Its reasonable to assume that there will be at most a handful of car operating systems and probably all will meet some basic criteria.  This means that the diversity of driving patterns we see on the roads today will disappear. So we have a situation of similar objects with many degrees of freedom and interacting in a non linear way.  In physics such system are invariably chaotic.  A simple way to understand the complexity of the system consider a single road.  When the distance between cars is large and there is no interaction the traffic flows.  However as more cars populate the road they start to interact.   When one car brakes so do all the others.  We see this even in human driving, as highways become congested the traffic is erratic even without visible obstructions.  For autonomous cars this will be accentuated since all cars have the same underlying logic, so certain situations are prone to trouble.  Since this is a road specific and multi car scenario, it requires extensive and accurate simulations to create safeguards in the car operating system which identify and change the interaction rules to delay the onset of chaos.
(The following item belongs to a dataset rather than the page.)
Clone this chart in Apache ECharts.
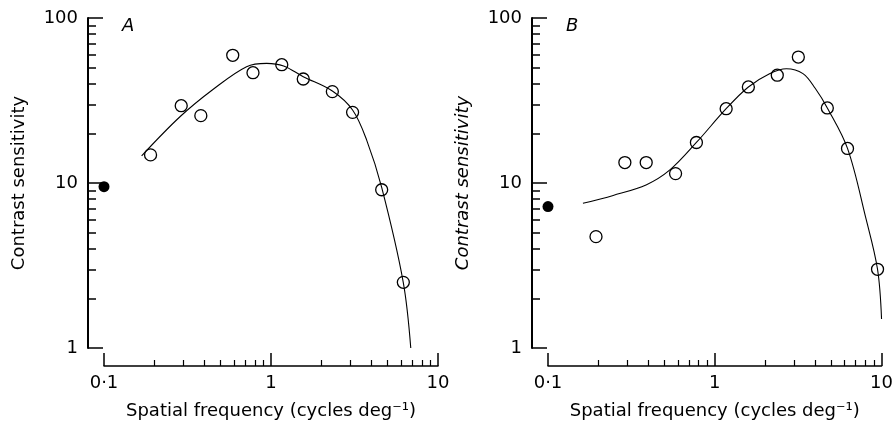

These situations will be exasperated in mixed driving conditions when humans try to take advantage of the predefined rules of the autonomous vehicles.  For example, if an autonomous car always keeps it distance, there will always be a human driver cutting in, which will push the autonomous car further back in line.  The mixed driving period will be challenging in every aspect as even innocent behavior can have far reaching consequences raising questions of liability and fault.

 

 

 

Who will drive the driverless car

When RCA invented the car radio a century ago the household names of today, Google, Facebook, Apple Samsung and many others existed at best as an abstraction in a science fiction story. However a coalescence of trends is brewing a disruption to From the VW debacle to Apple I Car activity the car industry seems ripe for disruption.     
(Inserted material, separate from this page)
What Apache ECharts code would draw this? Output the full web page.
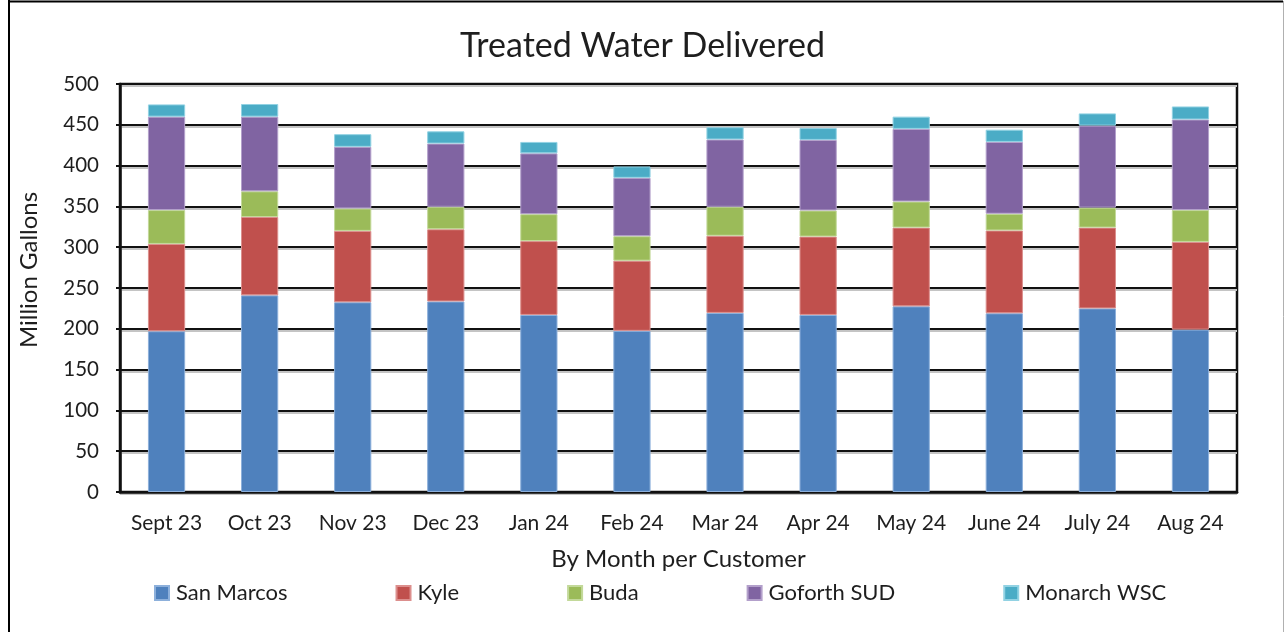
<!DOCTYPE html>
<html>
<head>
<meta charset="utf-8">
<script src="https://cdn.jsdelivr.net/npm/echarts@6/dist/echarts.min.js"></script>
<style>
  html, body { margin: 0; padding: 0; background: #fff; }
  #chart { width: 1285px; height: 632px; }
</style>
</head>
<body>
<div id="chart"></div>
<script>
// months on the x axis
const months = ['Sept 23', 'Oct 23', 'Nov 23', 'Dec 23', 'Jan 24', 'Feb 24',
  'Mar 24', 'Apr 24', 'May 24', 'June 24', 'July 24', 'Aug 24'];

// million gallons per customer
const sanMarcos = [197, 241, 232.5, 233.5, 217, 197.5, 219.5, 217, 227.5, 219, 225, 199];
const kyle = [107, 96, 87.5, 88.5, 90.5, 86, 94.5, 96, 96.5, 101.5, 99, 107.5];
const buda = [41.5, 31.5, 27.5, 27.5, 33, 30, 35.5, 32, 32, 20.5, 24.5, 39];
const goforth = [114.5, 91.5, 75.5, 77.5, 74.5, 71.5, 82.5, 86.5, 89, 88, 100.5, 111];
const monarch = [15, 15.5, 15.5, 15, 14, 14, 15, 14.5, 15, 15, 15, 16];

const yTicks = [0, 50, 100, 150, 200, 250, 300, 350, 400, 450, 500];

const font = 'Lato, "Open Sans", sans-serif';
const ink = '#1e1e1e';

let chart = echarts.init(document.getElementById('chart'));

function barSeries(name, data, color, edge) {
  return {
    name: name,
    type: 'bar',
    stack: 'total',
    barWidth: '40%',
    data: data,
    itemStyle: {
      color: color,
      borderColor: edge,
      borderWidth: 1
    }
  };
}

let option = {
  animation: false,
  backgroundColor: '#fff',
  title: {
    text: 'Treated Water Delivered',
    left: 'center',
    top: 24,
    textStyle: { fontFamily: font, fontSize: 34, fontWeight: 'normal', color: ink }
  },
  legend: {
    bottom: 23,
    left: 149,
    itemWidth: 14,
    itemHeight: 14,
    itemGap: 108,
    icon: 'rect',
    textStyle: { fontFamily: font, fontSize: 22, color: ink, padding: [0, 0, 0, 2] },
    data: ['San Marcos', 'Kyle', 'Buda', 'Goforth SUD', 'Monarch WSC']
  },
  grid: {
    left: 120,
    right: 48,
    top: 84,
    bottom: 140,
    show: true,
    borderColor: '#111',
    borderWidth: 2.5
  },
  xAxis: {
    type: 'category',
    data: months,
    name: 'By Month per Customer',
    nameLocation: 'middle',
    nameGap: 55,
    nameTextStyle: { fontFamily: font, fontSize: 24, color: ink },
    axisLine: { lineStyle: { color: '#111', width: 2.5 } },
    axisTick: { show: false },
    axisLabel: { fontFamily: font, fontSize: 21, color: ink, margin: 21, interval: 0 }
  },
  yAxis: {
    type: 'value',
    min: yTicks[0],
    max: yTicks[yTicks.length - 1],
    interval: 50,
    axisLine: { show: true, lineStyle: { color: '#111', width: 2.5 } },
    axisTick: { show: true, length: 4, lineStyle: { color: '#111', width: 2 } },
    axisLabel: { fontFamily: font, fontSize: 20.5, color: ink, margin: 21 },
    splitLine: {
      lineStyle: {
        color: '#111',
        width: 2,
        shadowColor: '#c4c4c4',
        shadowOffsetY: 2,
        shadowBlur: 0
      }
    }
  },
  graphic: [
    {
      type: 'text',
      x: 29,
      y: 270,
      rotation: Math.PI / 2,
      style: {
        text: 'Million Gallons',
        fill: ink,
        font: '24px Lato, "Open Sans", sans-serif',
        textAlign: 'center',
        textVerticalAlign: 'middle'
      }
    },
    { type: 'line', shape: { x1: 9, y1: 0, x2: 9, y2: 632 }, style: { stroke: '#000', lineWidth: 2 } },
    { type: 'line', shape: { x1: 8, y1: 1.5, x2: 1283, y2: 1.5 }, style: { stroke: '#000', lineWidth: 2 } },
    { type: 'line', shape: { x1: 1283.5, y1: 1, x2: 1283.5, y2: 632 }, style: { stroke: '#b0b0b0', lineWidth: 1 } }
  ],
  series: [
    barSeries('San Marcos', sanMarcos, '#4f81bd', '#8db0db'),
    barSeries('Kyle', kyle, '#c0504d', '#dc8f8d'),
    barSeries('Buda', buda, '#9bbb59', '#c3d99a'),
    barSeries('Goforth SUD', goforth, '#8064a2', '#b3a0cb'),
    barSeries('Monarch WSC', monarch, '#4bacc6', '#92d2e3')
  ]
};

chart.setOption(option, true);

window.addEventListener('resize', function () {
  chart.resize();
});
</script>
</body>
</html>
There is only one small thing missing. The business case. Autonomous cars fall under one of two categories 

– enhancing safety and convenience 

– replacing taxi drivers by car sharing 

The business case of replacing taxi drivers is interesting since it hinges on the gig economy and the success of Uber and its fellow companies. The unanswered question is will this increase or decrease overall car sales.   Initial logic implies decreasing. As “public transportation” prevails, car ownership goes down. However hype crowding logic says “as every car becomes a profit center, more cars will be bought”. Time will tell, what prevails. 

The first aspect of increasing safety and convinience is the practical route and it seems that at least for image based technologies the price point is right and ripe for inclusion in the basic package of cars.